6. It was more important to him to preach in areas where people had not heard the good news rather than the opposite.

7. Verse 20 may contain a matter of consideration. Where is most of our time spent as a church? Yes we must disciple the saved, but is most or all our time spent on us rather than others. This applies to us individually and as a church. 

8. We must consider the spiritual significance of the things we do. Are we out simply to entertain and draw a crowd or do we want others to know God’s saving grace? Is our desired end to grow others spiritually? Are we enhancing our fellowship and edifying our Lord?

9. Having now finished his preaching in the areas where people had not heard, Paul is ready to visit them. Priorities are in focus here. First things first.

10. Paul intended to stop by Rome on his way to Spain which was the very western end of the civilized world.

11. Before this, however, he had to go to Jerusalem and drop off a love offering taken by the believers in Greece for the impoverished saints in Jerusalem. 

12. The Gentiles recognized their indebtedness to the Jewish Christians for it was through them that the gospel and thus salvation had come to the Gentile world.

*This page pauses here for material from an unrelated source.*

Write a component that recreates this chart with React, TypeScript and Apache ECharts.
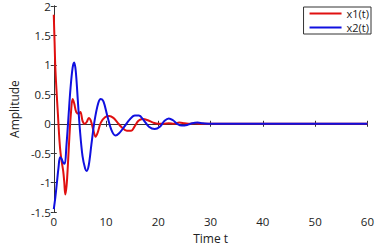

13. Paul alludes to the principle that should be evident among believers. Yes we should help unbelievers and try to lead them to Christ, but believers should take care of other believers.

14. Just as it is wrong to spend all our time on each other and neglect those outside the church, so it is just as wrong to spend all our time on those outside the church and neglect the needs within it. 

15. We must strike a balance. 

16. Paul’s example also reminds us God may change the plans we make, even when spiritual in nature.

17. Paul did make it to Rome but not as a free man. He was a prisoner. Tradition says he was released for a time and went to Spain. The book of Acts, however, does not mention this journey. 

18. Whether this happened or not, Paul eventually met his death in Rome.

B. Our plans.

1. Our individual plans (spiritual and secular) should come from God and certainly our church plans should as well.

2. Recognizing our humanness, we also understand we sometimes miss God’s plan or misunderstand it. Our timing can be off. God’s ways are always higher than ours and sometimes beyond our accurate comprehension. 

3. We should always investigate our motive behind what we’re doing. 

4. Personal recognition or glory is never proper motivating factors.

III. Prayer Should Form The Basis Of Our Plans (vv. 30-33)

A. Paul believed his plans should be formulated through prayer.

1. He encourages those in Rome to join him in prayer and to pray for him.

2. The basis of their prayers would be their love for him. 

3. He requested they pray for his deliverance from any in Jerusalem who wanted to harm him. In reality, this was not answered in the way he may have desired because he was arrested in Jerusalem and went to Rome as a prisoner. 

4. He also desired they pray for unity among believers. He was bringing an offering to Jews from Gentiles. It would help the financial state of those in Jerusalem so he wanted it to be accepted with love by them. This would promote unity in the church. Some no doubt still had misgivings about the gospel and Gentiles.

B. The formulation of our plans should be preceded by prayer.

1. Prayer clues us in on what God wants to do through us and how he wants to do it.

2. The means to the end are important and need to come from him as well.

3. It may not materialize as we imagine but obedience is the key factor.

4. God can and does bring good from the evil plans of others.

5. He is able and will protect us as he did Paul. On his journey to Rome as a prisoner, Paul also endured shipwreck and a bite from a poisonous snake. 

6. Prayer needs to include periods of silence so we can pause long enough for God to speak to our spirits. 

7. Prayer also reminds us we are in a spiritual struggle or battle. Not only do we need God’s guidance but we also need his strength to overcome. 

8. And since believers are in this work together, we need to intercede for one another. 

Conclusion:
A. Bathe your plans in prayer.

B. Be open to God’s guidance as you make your personal plans.